In other words, the politicians used the “crisis” they created as an excuse to throw still more taxpayer money into the black hole of college subsidies.

Is there any alternative? Most people are so accustomed to thinking that government is the solution to every problem that they can’t imagine anything else. There is at least one college—Hillsdale—that runs a successful student-aid program without taking a single dollar of government money. If the government had never blundered into the student-lending business, no doubt there would be much more reliance on market mechanisms than we now have. Freedom works when people bother to try it.

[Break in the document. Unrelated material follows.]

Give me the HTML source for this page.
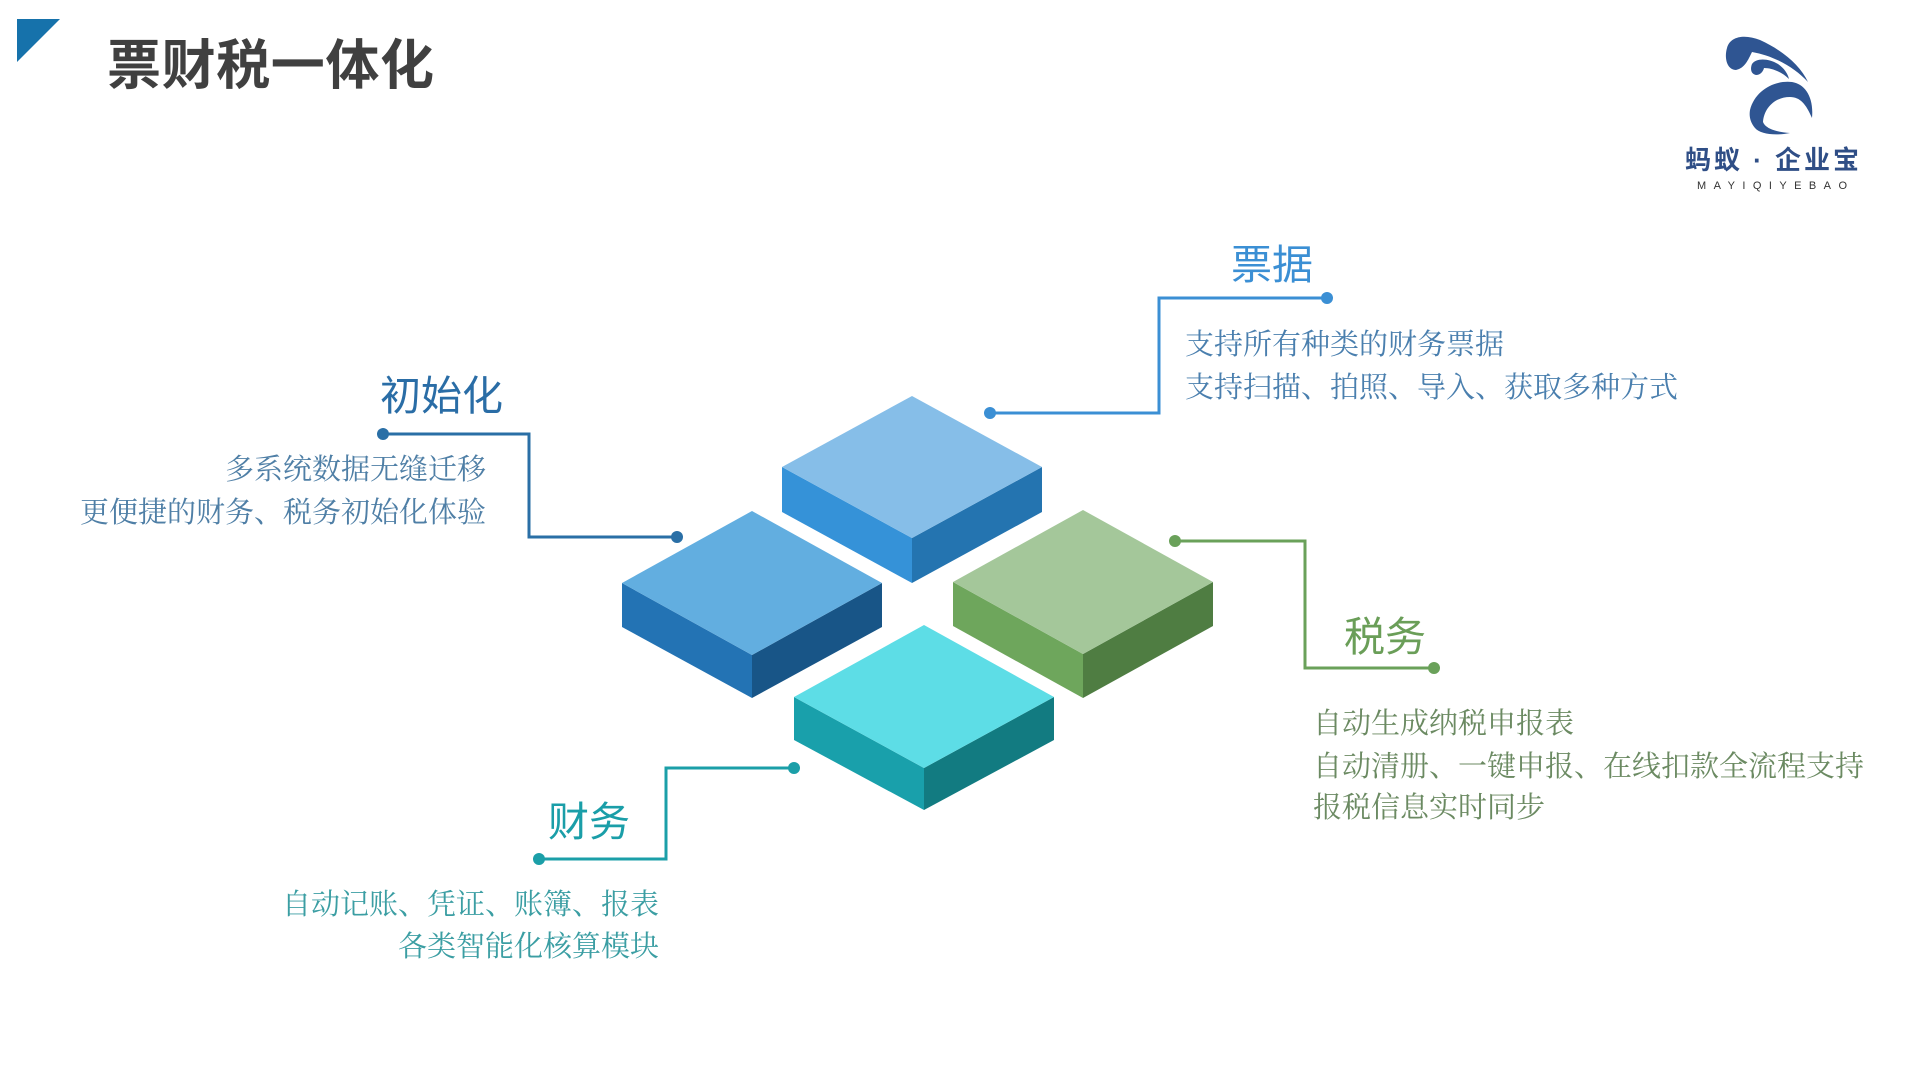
<!DOCTYPE html>
<html><head><meta charset="utf-8"><style>
html,body{margin:0;padding:0;background:#fff;}
svg{display:block;}
.b{font-family:"Liberation Serif","Noto Serif CJK SC",serif;font-size:29px;}
.t{font-family:"Liberation Sans","Noto Sans CJK SC",sans-serif;font-size:41px;}
</style></head><body>
<svg width="1920" height="1080" viewBox="0 0 1920 1080" xmlns="http://www.w3.org/2000/svg">
<rect width="1920" height="1080" fill="#fff"/>
<polygon points="17,19 60,19 17,62" fill="#1672ab"/>
<text x="107" y="84" font-family="Liberation Sans,Noto Sans CJK SC,sans-serif" font-size="54" font-weight="bold" fill="#404040" textLength="327">票财税一体化</text>

<!-- logo -->
<g fill="#2f5592">
<path d="M1727,48 C1730,36 1745,34 1760,40 C1782,50 1800,65 1808,82 C1795,68 1775,56 1752,52 C1748,60 1745,68 1736,70 C1727,70 1724,58 1727,48Z"/>
<path d="M1752,64 C1756,58 1768,58 1778,64 C1784,68 1788,74 1789,79 C1782,72 1772,68 1764,68 C1763,72 1760,75 1756,75 C1751,74 1750,69 1752,64Z"/>
<path d="M1750,110 C1755,90 1775,80 1792,82 C1805,84 1814,97 1812,118 C1806,104 1800,97 1790,97 C1775,97 1764,108 1763,122 C1765,128 1775,132 1790,133 C1775,136 1760,134 1755,128 C1750,122 1749,116 1750,110Z"/>
</g>
<text x="1685" y="169" font-family="Liberation Sans,Noto Sans CJK SC,sans-serif" font-size="26" font-weight="bold" fill="#2f4e86" textLength="174">蚂蚁 · 企业宝</text>
<text x="1697" y="189" font-family="Liberation Sans,sans-serif" font-size="11" fill="#333" textLength="150" lengthAdjust="spacing">MAYIQIYEBAO</text>

<g>
<polygon points="782,467 912,538 912,583 782,512" fill="#3592d8"/>
<polygon points="912,538 1042,467 1042,512 912,583" fill="#2474b0"/>
<polygon points="912,396 1042,467 912,538 782,467" fill="#86bee8"/>
</g>
<g>
<polygon points="622,583 752,655 752,698 622,627" fill="#2373b4"/>
<polygon points="752,655 882,583 882,627 752,698" fill="#185587"/>
<polygon points="752,511 882,583 752,655 622,583" fill="#62aee0"/>
</g>
<g>
<polygon points="953,582 1083,654 1083,698 953,626" fill="#6ea65c"/>
<polygon points="1083,654 1213,582 1213,626 1083,698" fill="#4f7d42"/>
<polygon points="1083,510 1213,582 1083,654 953,582" fill="#a4c79a"/>
</g>
<g>
<polygon points="794,697 924,768 924,810 794,740" fill="#19a0ab"/>
<polygon points="924,768 1054,697 1054,740 924,810" fill="#127b81"/>
<polygon points="924,625 1054,697 924,768 794,697" fill="#5ddde6"/>
</g>

<g fill="none" stroke-width="3">
<polyline points="990,413 1159,413 1159,298 1327,298" stroke="#3b8fd4"/>
<polyline points="383,434 529,434 529,537 677,537" stroke="#2a6fa6"/>
<polyline points="1175,541 1305,541 1305,668 1434,668" stroke="#6aa15a"/>
<polyline points="794,768 666,768 666,859 539,859" stroke="#1b9fa8"/>
</g>
<circle cx="990" cy="413" r="6" fill="#3b8fd4"/><circle cx="1327" cy="298" r="6" fill="#3b8fd4"/>
<circle cx="383" cy="434" r="6" fill="#2a6fa6"/><circle cx="677" cy="537" r="6" fill="#2a6fa6"/>
<circle cx="1175" cy="541" r="6" fill="#6aa15a"/><circle cx="1434" cy="668" r="6" fill="#6aa15a"/>
<circle cx="794" cy="768" r="6" fill="#1b9fa8"/><circle cx="539" cy="859" r="6" fill="#1b9fa8"/>

<text class="t" x="1231" y="279" fill="#3b8fd4">票据</text>
<text class="b" x="1185" y="354" fill="#4a7fae">支持所有种类的财务票据</text>
<text class="b" x="1185" y="397" fill="#4a7fae">支持扫描、拍照、导入、获取多种方式</text>

<text class="t" x="380" y="410" fill="#2a6da6">初始化</text>
<text class="b" x="486" y="479" text-anchor="end" fill="#4f7fa6">多系统数据无缝迁移</text>
<text class="b" x="486" y="522" text-anchor="end" fill="#4f7fa6">更便捷的财务、税务初始化体验</text>

<text class="t" x="1344" y="651" fill="#6a9e58">税务</text>
<text class="b" x="1313" y="733" fill="#6b8a62">自动生成纳税申报表</text>
<text class="b" x="1313" y="776" fill="#6b8a62">自动清册、一键申报、在线扣款全流程支持</text>
<text class="b" x="1313" y="817" fill="#6b8a62">报税信息实时同步</text>

<text class="t" x="548" y="836" fill="#1a9ea8">财务</text>
<text class="b" x="659" y="914" text-anchor="end" fill="#3b9ea3">自动记账、凭证、账簿、报表</text>
<text class="b" x="659" y="956" text-anchor="end" fill="#3b9ea3">各类智能化核算模块</text>
</svg>
</body></html>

Intervention in the free market always leads to problems, and politicians invariably try to solve those problems by ratcheting up the degree of intervention. Here we have a perfect illustration. As the result of the College Cost Reduction and Access Act and the Ensuring Continued Access to Student Loans Act, the federal government is more deeply involved than ever in the business of college subsidies. The foolish notion that the government needs to help as many people as possible get college degrees has gotten another boost. Taxpayers will be shorn of more of their money so that no student who feels like getting a degree is left behind.

Most people now see college as an entitlement to be provided largely at “public” expense. It shouldn’t be. If we hadn’t made the blunder of getting government involved in college education, it would today cost much less and deliver more value. That’s because it would be subject to the test of the market. Instead, it’s like an overweight gorilla that has been stuffing itself on taxpayer dollars for many years.